What was advertised in a colonial American newspaper 250 years ago today?

Nov 10 - 11:10:1767 South-Carolina Gazette and Country Journal
South-Carolina Gazette and Country Journal (November 10, 1767).

“A very compleat assortment.”

In the fall of 1767 John Dawson and Company imported a “NEAT cargo of GOODS for the season.” They placed an advertisement in the November 10, 1767, edition of the South-Carolina Gazette and Country Journal, informing potential customers in Charleston and its hinterland that they carried new merchandise.

Unlike some of their competitors, Dawson and Company did not list any specific items they stocked. In the same issue, John Scott enumerated dozens of items, as did John Edwards and Company. Scott sold everything from “bed blankets” to “black lace” to “gunpowder.” Edwards and Company provided even more elaborate descriptions of their wares, including “striped and floured fashionable silks and ribbons” and “copper-plate and common blue and white chimney tiles.” In a much shorter advertisement, the proprietors of “STOTT’s MANCHESTER WARE-HOUSE” named about a dozen items, such as ribbons, hats, and handkerchiefs. Each of these advertisers made it easy for readers to imagine the wonders they would encounter at their shops.
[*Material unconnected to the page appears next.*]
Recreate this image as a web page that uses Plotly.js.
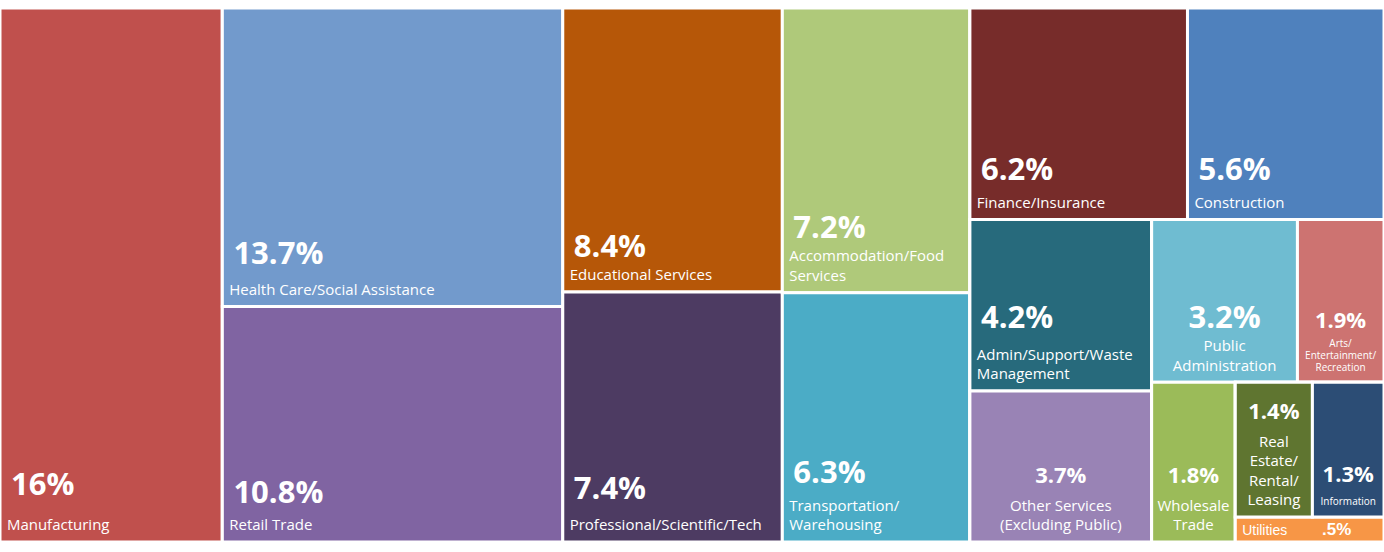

Dawson and Company, however, relied on a different tactic to incite consumer interest in their merchandise. Rather than presenting potential customers with explicit choices, they stated that the “NEAT cargo of GOODS” they had just imported would be “added to their other stock.” This combination yielded “a very compleat assortment” to satisfy their customers. Dawson and Company did not linger over the particulars; instead, they asserted that “the choice has been carefully attended to,” suggesting that they had devoted special effort in selecting their inventory. Prospective customers, they implied, would find the items they wanted and needed among Dawson and Company’s “very compleat assortment.”

Dawson and Company may not have had the means to make the same investment in advertising as John Scott or John Edwards and Company. In limited space, they advanced an alternate version of the popular appeal to consumer choice, promising that they did indeed stock a vast array of goods even though they did not publish an extensive list in the public prints.